Community groups protesting the proliferation of biodefense 'hot labs' conjure up scenarios of lax security, accidental infections and dangerous microbes escaping into the neighborhood to bolster their case. A previously unreleased report on inspections of existing labs suggests that only luck has kept those scenarios from becoming reality.

In April, the Office of Inspector General (OIG) at the US Department of Health and Human Services reported problems with security, database access and record keeping at 11 unnamed university labs. The inspections were carried out in 2002 but the report, completed in 2003, was not made public.

In response to numerous requests, particularly from the academic community, however, the agency released a summary, citing “serious weaknesses that compromised the security of select agents at all of the universities reviewed.”

The labs handle 39 'select agents'—toxins, viruses and other potential bioweapons such as anthrax.
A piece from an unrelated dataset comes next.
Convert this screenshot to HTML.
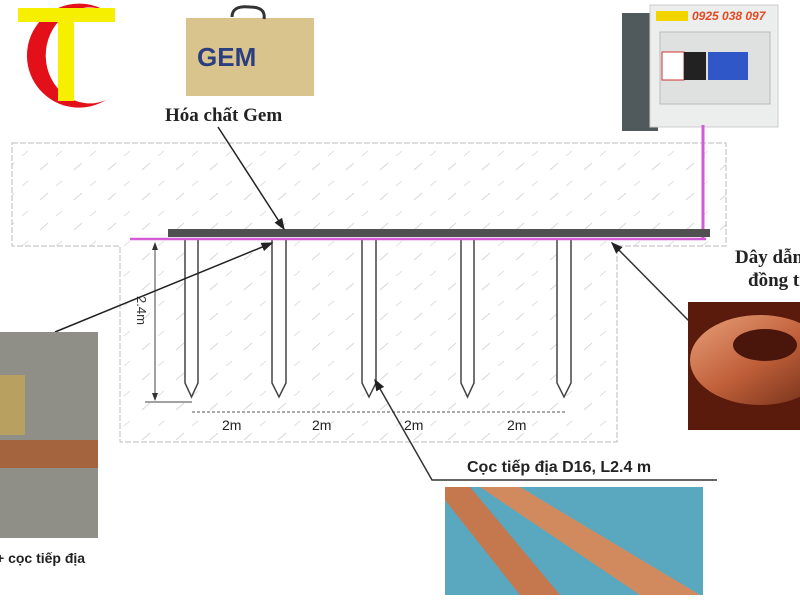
<!DOCTYPE html>
<html><head><meta charset="utf-8"><style>body{margin:0;background:#fff}svg{display:block}</style></head><body>
<svg width="800" height="600" viewBox="0 0 800 600" xmlns="http://www.w3.org/2000/svg">
<defs>
<pattern id="h" width="34" height="30" patternUnits="userSpaceOnUse"><line x1="6" y1="20" x2="14" y2="13" stroke="#d8d8d8" stroke-width="1"/><line x1="22" y1="6" x2="28" y2="1" stroke="#e0e0e0"/></pattern>
<marker id="a" markerWidth="8" markerHeight="8" refX="7" refY="4" orient="auto"><path d="M0,1 L8,4 L0,7z" fill="#222"/></marker>
<marker id="d" markerWidth="8" markerHeight="6" refX="7" refY="3" orient="auto-start-reverse"><path d="M0,0 L8,3 L0,6z" fill="#333"/></marker>
<linearGradient id="cu" x1="0" y1="0" x2="1" y2="1"><stop offset="0" stop-color="#e8a07a"/><stop offset=".5" stop-color="#c0603a"/><stop offset="1" stop-color="#6a2a15"/></linearGradient>
</defs>
<!-- logo -->
<path d="M104,10 A52,52 0 1 0 106,100 A44,48 0 1 1 104,10z" fill="#e3101a"/>
<rect x="18" y="8" width="97" height="14" fill="#f7ef00"/>
<rect x="58" y="8" width="16" height="93" fill="#f7ef00"/>
<!-- gem bag -->
<rect x="186" y="18" width="128" height="78" fill="#d9c48d"/>
<path d="M232,17 q0,-12 18,-10 q16,0 14,12" fill="none" stroke="#333" stroke-width="3"/>
<text x="197" y="66" font-family="Liberation Sans,sans-serif" font-weight="bold" font-size="26" fill="#2b3f80">GEM</text>
<text x="165" y="121" font-family="Liberation Serif,serif" font-weight="bold" font-size="19" fill="#222">Hóa chất Gem</text>
<!-- electric box -->
<rect x="622" y="13" width="36" height="118" fill="#505a5c"/>
<rect x="650" y="5" width="128" height="122" fill="#eceeed" stroke="#ccc"/>
<rect x="656" y="11" width="32" height="10" fill="#f2d500"/>
<text x="692" y="20" font-family="Liberation Sans,sans-serif" font-style="italic" font-weight="bold" font-size="12" fill="#e8461e">0925 038 097</text>
<rect x="660" y="32" width="110" height="72" fill="#dfe1e0" stroke="#bbb"/>
<rect x="662" y="52" width="22" height="28" fill="#fff" stroke="#c33"/>
<rect x="684" y="52" width="22" height="28" fill="#222"/>
<rect x="708" y="52" width="40" height="28" fill="#2f57c8"/>
<!-- soil -->
<path d="M12,143 H726 V246 H617 V442 H120 V246 H12z" fill="url(#h)" stroke="#bbb" stroke-dasharray="6,2"/>
<!-- rods -->
<g fill="#fff" stroke="#444" stroke-width="1.5">
<path d="M185,238 V383 L191.5,397 L198,383 V238"/>
<path d="M272,238 V383 L279,397 L286,383 V238"/>
<path d="M362,238 V383 L369,397 L376,383 V238"/>
<path d="M461,238 V383 L467.5,397 L474,383 V238"/>
<path d="M557,238 V383 L564,397 L571,383 V238"/>
</g>
<line x1="703" y1="125" x2="703" y2="238" stroke="#d65bd6" stroke-width="3"/>
<rect x="168" y="229" width="542" height="8" fill="#505050"/>
<line x1="130" y1="239" x2="706" y2="239" stroke="#d65bd6" stroke-width="2.5"/>
<!-- dims -->
<line x1="155" y1="243" x2="155" y2="400" stroke="#444" marker-start="url(#d)" marker-end="url(#d)"/>
<line x1="145" y1="402" x2="192" y2="402" stroke="#444"/>
<text transform="translate(137,296) rotate(90)" font-family="Liberation Sans,sans-serif" font-size="13" fill="#333">2.4m</text>
<g stroke="#555" stroke-dasharray="3,2"><line x1="192" y1="412" x2="565" y2="412"/></g>
<g font-family="Liberation Sans,sans-serif" font-size="14" fill="#222">
<text x="222" y="430">2m</text><text x="312" y="430">2m</text><text x="404" y="430">2m</text><text x="507" y="430">2m</text></g>
<!-- leaders -->
<line x1="218" y1="127" x2="284" y2="229" stroke="#222" stroke-width="1.5" marker-end="url(#a)"/>
<line x1="55" y1="332" x2="272" y2="243" stroke="#222" stroke-width="1.5" marker-end="url(#a)"/>
<polyline points="717,480 432,480 375,380" fill="none" stroke="#333" stroke-width="1.5" marker-end="url(#a)"/>
<polyline points="800,320 688,320 612,243" fill="none" stroke="#333" stroke-width="1.5" marker-end="url(#a)"/>
<text x="467" y="472" font-family="Liberation Sans,sans-serif" font-weight="bold" font-size="16" fill="#222">Cọc tiếp địa D16, L2.4 m</text>
<text x="735" y="263" font-family="Liberation Serif,serif" font-weight="bold" font-size="19" fill="#222">Dây dẫn</text>
<text x="748" y="286" font-family="Liberation Serif,serif" font-weight="bold" font-size="19" fill="#222">đồng trần</text>
<!-- photos -->
<rect x="0" y="332" width="98" height="206" fill="#8f8f88"/>
<rect x="0" y="440" width="98" height="28" fill="#a4643e"/>
<rect x="0" y="375" width="25" height="60" fill="#b8a060"/>
<text x="-4" y="563" font-family="Liberation Sans,sans-serif" font-weight="bold" font-size="14" fill="#222">+ cọc tiếp địa</text>
<rect x="688" y="302" width="112" height="128" fill="#5a1a0c"/>
<ellipse cx="760" cy="360" rx="70" ry="45" fill="url(#cu)"/>
<ellipse cx="765" cy="345" rx="32" ry="16" fill="#4a150a"/>
<rect x="445" y="487" width="258" height="108" fill="#5aa8c0"/>
<path d="M445,500 L520,595 H560 L470,487 H445z" fill="#c5774e"/>
<path d="M480,487 L640,595 H700 L520,487z" fill="#d08a5e"/>
</svg>
</body></html>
The inspectors found unlocked security doors, easy access to lab keys and scant attention to security badges, leaving labs vulnerable to intruders. The report also cited problems with sensitive data. In one case, a worker circulated an email with the lab's select agent registry to people outside the university. Researchers were also not required to maintain select agent inventories. In some cases, they did not document to whom they shipped those agents.

Under the US PATRIOT Act, institutions handling select agents were required to register with the US Centers for Disease Control and Prevention (CDC) and meet strict safety standards by March 2003. But at the time of the inspections, many labs had just begun implementing the measures, says Ted Jones, acting director of the CDC's select agent program. Jones says new inspections would find a very different system. “I would describe it as a sea change,” he says.

Jonathan King, a researcher at the Massachusetts Institute of Technology, says he draws little comfort from the PATRIOT Act provisions. Secrecy provisions in the act will only make it more difficult for communities to assess risks from the agents at the labs, says King, who is one of more than 150 academics in the Boston area opposing a plan to build a national bio-containment lab in the city. The US National Institutes of Health's budget calls for 11 such labs at some of the country's premier research institutions (Nat. Med. 9, 805; 2003).